While Kirby-McIntosh appreciated the party’s use of the word “implement” in their platform, Cleary said the NDP’s plan shows a lack of knowledge on the subject.

“Respectfully, the NDP don’t know what they’re talking about,” he said. “They’ve said something as a strategy to counterpunch and they’ll figure it out later.”

Cleary said he thinks that while the NDP’s proposal shows “some promise,” he feels that it’s about their own self-interest at this stage.

Unlike the NDP and Conservatives, the Liberals didn’t include a formal commitment to develop a national autism strategy in their platform. However, the Canadian Autism Spectrum Disorder Alliance (CASDA), which has been the primary organization advocating for the creation of a national autism strategy, said they received a written commitment from the Liberals on Oct. 5 to develop one. The party didn’t provide a funding plan to accompany their statement to CASDA.

While CASDA interpreted the Liberals’ statement as proof of their commitment, Kirby-McIntosh said she’s not as convinced that the Liberals or any of the other parties will follow-through on their pledges.

“I would politely and respectfully disagree because the nature of the commitments that they've gotten, particularly from the Liberals, I don't think go far enough to merit a checkmark,” she said.

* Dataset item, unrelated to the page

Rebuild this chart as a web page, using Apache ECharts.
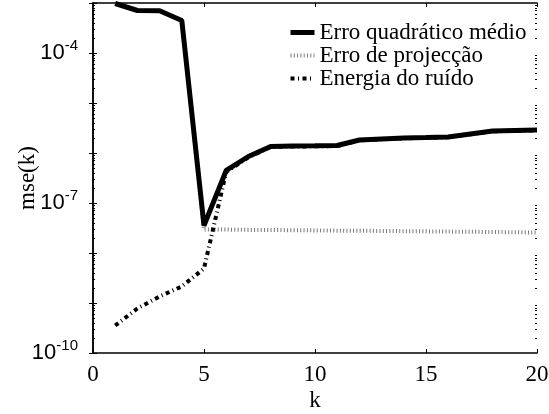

Cleary took issue with the Liberals’ platform pledge to double the Child Disability Benefit -- a tax-free monthly benefit that helps children with disabilities, including those on the autism spectrum. He said that’s not very helpful after the party changed the eligibility criteria to obtain the benefit.

“They’re saying, ‘Oh, here's this commitment. But by the way, we're pruning the bush anyways,’” Cleary said. “We've had people who have been removed from the disability tax credit status based on an arbitrary decision of some bureaucrat in Ottawa who doesn't understand the disorder.”

As for the Greens, while they don’t have an official commitment to address autism in their platform, they have a single line about it in their “Vision Green” policy document on their website. In that document, the party said it plans to “recognize autism spectrum disorder as treatable with costs of behavioural therapy covered by the health care system.”

According to CASDA, Green Party Elizabeth May provided them with a verbal commitment to develop a national autism strategy during an in-person meeting with her on Oct. 5, but the party has yet to update their official platform or offer any plans for funding.

There is no mention of autism on either the Bloc Quebecois or People’s Party of Canada’s platforms. A spokesperson for the PPC said in an emailed statement to that health care is the responsibility of the provinces and the party will “respect the Constitution.”

Kirby-McIntosh said that while most of the parties appear to be on board with a national autism strategy, she would have liked to have seen more details about their specific plans during the campaign.

“Everyone has technically said they’re on side with this, but the depth of their commitment, all of them, is still relatively shallow,” she said.

Cleary wants the parties to commit to including autism under the Ministry of Health and to convince autism advocates they will make it a priority.

“The autism community is particularly distinctive because it's a group of people that are quite beaten down,” he said. “These are people who are desperate to hear anything positive, but are getting tired of being managed during an election cycle, or what I call passing of the buck, that it’s not a federal jurisdiction, which is unbelievably tiresome to hear.”